◆ Records with drawing code ◆
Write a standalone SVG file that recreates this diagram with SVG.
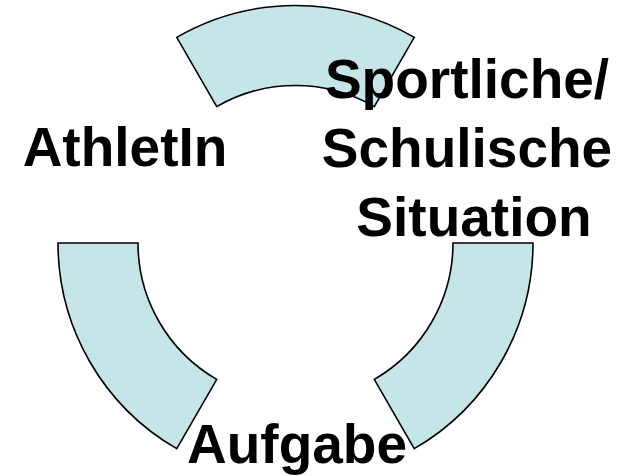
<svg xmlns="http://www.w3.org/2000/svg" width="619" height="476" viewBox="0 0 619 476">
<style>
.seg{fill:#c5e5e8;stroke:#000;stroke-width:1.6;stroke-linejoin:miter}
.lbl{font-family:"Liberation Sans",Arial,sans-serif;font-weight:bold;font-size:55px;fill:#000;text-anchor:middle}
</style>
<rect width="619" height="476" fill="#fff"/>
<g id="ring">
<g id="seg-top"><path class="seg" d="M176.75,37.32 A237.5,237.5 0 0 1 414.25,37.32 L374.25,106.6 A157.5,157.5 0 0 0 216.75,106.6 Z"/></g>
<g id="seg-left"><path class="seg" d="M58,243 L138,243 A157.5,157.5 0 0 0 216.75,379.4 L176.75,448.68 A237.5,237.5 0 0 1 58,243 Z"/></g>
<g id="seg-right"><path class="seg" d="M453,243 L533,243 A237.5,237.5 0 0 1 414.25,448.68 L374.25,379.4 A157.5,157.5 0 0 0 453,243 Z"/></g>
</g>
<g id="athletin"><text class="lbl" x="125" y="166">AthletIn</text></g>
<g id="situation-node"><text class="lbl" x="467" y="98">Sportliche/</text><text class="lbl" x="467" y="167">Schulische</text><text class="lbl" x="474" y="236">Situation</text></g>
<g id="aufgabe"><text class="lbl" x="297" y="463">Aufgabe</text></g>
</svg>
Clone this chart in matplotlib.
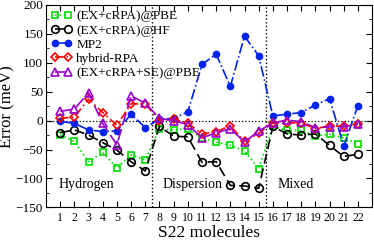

◆ Problem to solve ◆
Without including any picture, repeat the data exactly.

◆ Written solution ◆
Write a standalone SVG file that recreates this diagram with SVG.
<svg xmlns="http://www.w3.org/2000/svg" width="619" height="476" viewBox="0 0 619 476">
<style>
.seg{fill:#c5e5e8;stroke:#000;stroke-width:1.6;stroke-linejoin:miter}
.lbl{font-family:"Liberation Sans",Arial,sans-serif;font-weight:bold;font-size:55px;fill:#000;text-anchor:middle}
</style>
<rect width="619" height="476" fill="#fff"/>
<g id="ring">
<g id="seg-top"><path class="seg" d="M176.75,37.32 A237.5,237.5 0 0 1 414.25,37.32 L374.25,106.6 A157.5,157.5 0 0 0 216.75,106.6 Z"/></g>
<g id="seg-left"><path class="seg" d="M58,243 L138,243 A157.5,157.5 0 0 0 216.75,379.4 L176.75,448.68 A237.5,237.5 0 0 1 58,243 Z"/></g>
<g id="seg-right"><path class="seg" d="M453,243 L533,243 A237.5,237.5 0 0 1 414.25,448.68 L374.25,379.4 A157.5,157.5 0 0 0 453,243 Z"/></g>
</g>
<g id="athletin"><text class="lbl" x="125" y="166">AthletIn</text></g>
<g id="situation-node"><text class="lbl" x="467" y="98">Sportliche/</text><text class="lbl" x="467" y="167">Schulische</text><text class="lbl" x="474" y="236">Situation</text></g>
<g id="aufgabe"><text class="lbl" x="297" y="463">Aufgabe</text></g>
</svg>
Clone this chart in matplotlib.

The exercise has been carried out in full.